Às vezes chamam-lhe paixão. …
Do anúncio da paixão à sua consumação, escolho quatro poemas de Eugénio de Andrade (1923-2005) para ilustrar o erotismo velado que percorre a poesia portuguesa do século XX e em tempos referi a pretexto do poema Metafísica de Adolfo Casais Monteiro.
Nestes poemas Eugénio de Andrade fala da paixão com uma tocante arte da palavra escrita. Na obsessiva limitação do léxico faz maravilhas:
Talvez nem tenha nome.
Anunciado só pelo frémito
da folhagem.
O riso invisível, o grito
de um pássaro, o escuro
da voz. …
Anunciada a chegada do amor, a sua consumação é contada com a economia, elegância, e emoção constantes na sua poesia:
…
respiro rente à tua boca,
abre-se a alma à língua, morreria
agora se mo pedisses, dorme, …
Eis os poemas antes citados:
Talvez
Talvez nem tenha nome.
Anunciado só pelo frémito
da folhagem.
O riso invisível, o grito
de um pássaro, o escuro
da voz. Certa doçura,
certa violência.
O espesso, volúvel
tecido da noite agora a roçar
o corpo da água. E por fim
a muito lenta paixão
do fogo, sufocada.
Era o verão.
in O Sal da Língua, 1995
Da Maneira Mais Simples
É apenas o começo. Só depois dói,
e se lhe dá o nome.
Às vezes chamam-lhe paixão. Que pode
acontecer da maneira mais simples:
umas gotas de chuva no cabelo.
Aproximas a mão, os dedos
desatam a arder inesperadamente,
recuas de medo. Aqueles cabelos,
as suas gotas de água são o começo,
apenas o começo. Antes
do fim terás de pegar no fogo
e fazeres do inverno
a mais ardente das estações.
in Os Sulcos da Sede, 2001.
Poema 25
Cala-te, a luz arde entre os lábios
e o amor não contempla, sempre
o amor procura, tacteia no escuro,
esta perna é tua?, é teu este braço?
subo por ti de ramo em ramo,
respiro rente à tua boca,
abre-se a alma à língua, morreria
agora se mo pedisses, dorme,
nunca o amor foi fácil, nunca,
também a terra morre.
in Matéria Solar, 1980.
Poemas sem que o género dos protagonistas se explicite, ganham uma capacidade universal de falar ao coração das gentes, aflorando um erotismo de que Vaguíssimo retrato, com que termino esta volta, é um paradigma:
Vaguíssimo retrato
Levar-te à boca:
beber a água
mais funda do teu ser…
Se a luz é tanta
— como se pode morrer?
in Obscuro Domínio, 1971.
Poemas transcritos de Eugénio de Andrade, Poesia, Rosto Editora, lda, V.N.Gaia, 2011.

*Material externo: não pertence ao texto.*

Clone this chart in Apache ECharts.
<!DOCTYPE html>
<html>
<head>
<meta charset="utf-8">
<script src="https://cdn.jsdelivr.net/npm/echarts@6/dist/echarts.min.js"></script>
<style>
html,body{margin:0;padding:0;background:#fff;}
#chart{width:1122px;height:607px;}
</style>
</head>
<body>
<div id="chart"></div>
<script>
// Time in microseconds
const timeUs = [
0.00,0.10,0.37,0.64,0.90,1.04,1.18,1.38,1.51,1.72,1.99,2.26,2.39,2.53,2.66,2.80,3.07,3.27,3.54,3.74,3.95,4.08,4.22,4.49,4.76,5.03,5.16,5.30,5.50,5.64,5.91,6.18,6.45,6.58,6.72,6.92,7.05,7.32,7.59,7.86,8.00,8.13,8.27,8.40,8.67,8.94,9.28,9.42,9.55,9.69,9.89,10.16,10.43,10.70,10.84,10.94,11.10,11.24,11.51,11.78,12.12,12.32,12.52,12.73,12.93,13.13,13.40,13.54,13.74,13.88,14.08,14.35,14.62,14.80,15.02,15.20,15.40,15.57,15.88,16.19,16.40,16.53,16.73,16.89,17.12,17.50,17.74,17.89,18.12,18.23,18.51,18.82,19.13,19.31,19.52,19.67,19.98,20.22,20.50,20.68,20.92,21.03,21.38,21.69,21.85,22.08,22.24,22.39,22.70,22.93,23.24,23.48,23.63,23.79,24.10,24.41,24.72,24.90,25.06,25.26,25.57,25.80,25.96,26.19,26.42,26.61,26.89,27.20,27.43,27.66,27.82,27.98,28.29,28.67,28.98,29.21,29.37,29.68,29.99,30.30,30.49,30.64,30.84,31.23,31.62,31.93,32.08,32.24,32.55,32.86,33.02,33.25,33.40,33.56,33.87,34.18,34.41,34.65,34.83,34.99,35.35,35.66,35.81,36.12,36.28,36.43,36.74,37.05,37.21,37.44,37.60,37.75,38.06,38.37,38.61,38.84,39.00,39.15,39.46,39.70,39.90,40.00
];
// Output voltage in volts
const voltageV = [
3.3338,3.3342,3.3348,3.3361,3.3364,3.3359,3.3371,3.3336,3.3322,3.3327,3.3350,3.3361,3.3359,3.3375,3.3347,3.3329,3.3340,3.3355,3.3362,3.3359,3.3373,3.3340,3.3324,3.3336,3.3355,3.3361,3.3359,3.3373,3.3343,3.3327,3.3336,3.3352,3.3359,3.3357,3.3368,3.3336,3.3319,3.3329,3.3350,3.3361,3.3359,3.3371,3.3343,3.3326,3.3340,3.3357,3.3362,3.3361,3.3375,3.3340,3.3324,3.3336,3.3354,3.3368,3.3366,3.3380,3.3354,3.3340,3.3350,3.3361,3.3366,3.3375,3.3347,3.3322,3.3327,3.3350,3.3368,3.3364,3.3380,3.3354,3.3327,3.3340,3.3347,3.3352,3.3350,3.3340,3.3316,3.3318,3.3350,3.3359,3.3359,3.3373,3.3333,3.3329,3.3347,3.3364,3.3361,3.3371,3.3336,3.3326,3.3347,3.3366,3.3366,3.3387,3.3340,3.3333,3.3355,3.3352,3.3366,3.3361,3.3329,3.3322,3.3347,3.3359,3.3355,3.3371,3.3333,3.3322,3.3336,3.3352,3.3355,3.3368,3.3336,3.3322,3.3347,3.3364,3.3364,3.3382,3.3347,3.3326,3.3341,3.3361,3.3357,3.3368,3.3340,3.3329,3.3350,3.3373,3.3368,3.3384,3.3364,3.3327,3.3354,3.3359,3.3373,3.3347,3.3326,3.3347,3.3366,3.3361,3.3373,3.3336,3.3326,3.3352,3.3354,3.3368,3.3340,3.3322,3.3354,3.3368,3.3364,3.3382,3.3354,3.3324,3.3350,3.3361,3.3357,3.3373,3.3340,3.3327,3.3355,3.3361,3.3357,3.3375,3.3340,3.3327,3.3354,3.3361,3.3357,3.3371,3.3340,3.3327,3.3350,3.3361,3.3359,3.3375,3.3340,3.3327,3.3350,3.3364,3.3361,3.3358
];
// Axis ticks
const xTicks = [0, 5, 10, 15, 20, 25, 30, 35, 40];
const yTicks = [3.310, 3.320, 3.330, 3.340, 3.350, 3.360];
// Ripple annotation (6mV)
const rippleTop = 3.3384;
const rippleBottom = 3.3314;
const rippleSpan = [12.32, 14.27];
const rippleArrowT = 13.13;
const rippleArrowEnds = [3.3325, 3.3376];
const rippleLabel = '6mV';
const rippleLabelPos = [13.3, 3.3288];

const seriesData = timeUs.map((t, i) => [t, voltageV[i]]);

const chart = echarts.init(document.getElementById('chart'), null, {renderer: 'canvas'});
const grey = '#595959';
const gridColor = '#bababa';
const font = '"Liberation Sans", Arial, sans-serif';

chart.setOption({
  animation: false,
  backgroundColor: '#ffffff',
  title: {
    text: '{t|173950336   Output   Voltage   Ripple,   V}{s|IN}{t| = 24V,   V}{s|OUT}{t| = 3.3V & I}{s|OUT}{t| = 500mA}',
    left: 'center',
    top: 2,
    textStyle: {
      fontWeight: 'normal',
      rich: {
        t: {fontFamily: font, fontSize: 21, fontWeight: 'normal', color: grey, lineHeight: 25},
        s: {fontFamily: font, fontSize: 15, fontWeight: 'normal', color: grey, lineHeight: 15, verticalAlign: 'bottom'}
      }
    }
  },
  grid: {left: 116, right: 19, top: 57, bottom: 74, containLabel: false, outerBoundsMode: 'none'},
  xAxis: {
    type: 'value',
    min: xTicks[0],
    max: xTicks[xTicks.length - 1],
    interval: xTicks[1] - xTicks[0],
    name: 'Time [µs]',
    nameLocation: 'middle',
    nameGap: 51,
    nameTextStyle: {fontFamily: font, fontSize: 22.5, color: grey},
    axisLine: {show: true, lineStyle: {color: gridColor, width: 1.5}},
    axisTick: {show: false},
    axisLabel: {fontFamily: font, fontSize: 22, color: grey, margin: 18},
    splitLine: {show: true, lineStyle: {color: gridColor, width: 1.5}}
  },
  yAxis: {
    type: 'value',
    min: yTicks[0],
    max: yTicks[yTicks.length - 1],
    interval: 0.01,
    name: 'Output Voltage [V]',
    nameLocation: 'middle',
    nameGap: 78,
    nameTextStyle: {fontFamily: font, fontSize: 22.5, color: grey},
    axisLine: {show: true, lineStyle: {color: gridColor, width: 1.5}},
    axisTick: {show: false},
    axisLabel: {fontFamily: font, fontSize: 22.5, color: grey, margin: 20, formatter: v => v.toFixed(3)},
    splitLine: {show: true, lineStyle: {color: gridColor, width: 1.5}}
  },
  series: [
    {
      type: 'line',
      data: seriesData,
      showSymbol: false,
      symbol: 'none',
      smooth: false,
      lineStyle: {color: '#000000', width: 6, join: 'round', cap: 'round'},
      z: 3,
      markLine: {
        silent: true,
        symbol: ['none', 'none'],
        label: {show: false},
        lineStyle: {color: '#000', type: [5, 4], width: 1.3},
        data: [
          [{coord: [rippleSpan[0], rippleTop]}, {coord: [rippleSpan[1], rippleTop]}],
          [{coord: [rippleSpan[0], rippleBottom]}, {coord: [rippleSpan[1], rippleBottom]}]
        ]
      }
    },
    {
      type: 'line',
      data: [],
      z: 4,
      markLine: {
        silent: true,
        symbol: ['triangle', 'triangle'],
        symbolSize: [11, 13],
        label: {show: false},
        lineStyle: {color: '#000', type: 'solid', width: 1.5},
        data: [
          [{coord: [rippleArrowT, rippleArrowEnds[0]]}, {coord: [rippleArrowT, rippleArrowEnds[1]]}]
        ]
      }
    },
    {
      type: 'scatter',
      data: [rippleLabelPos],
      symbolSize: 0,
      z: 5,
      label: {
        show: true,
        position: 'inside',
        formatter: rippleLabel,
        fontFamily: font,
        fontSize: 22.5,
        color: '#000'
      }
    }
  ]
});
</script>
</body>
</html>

Abre o artigo a imagem de uma pintura de Heinrich Hoerle (1895-1936), Rapariga melancólica, de 1930.
É fácil imaginar esta rapariga leitora de poesia, sonhadora com os frémitos da paixão, e melancólica na expectativa da sua espera.
Eugenio de Andrade, o meu poeta.
Tempos bons e maus, sempre acompanhou a minha vida. Antes dio 25 abril foi o meu amado poeta, através de um poema escrito da prisão. E daí o enamoramento até hoje. Cada dia mais.
Chegados os seus 100 anos, que seriam de alegriA se fosse vivo, mas são de muito amor hoje.
A minha profunda homenagem ao homem que me fez descobrir o amor atravez das suas palavras.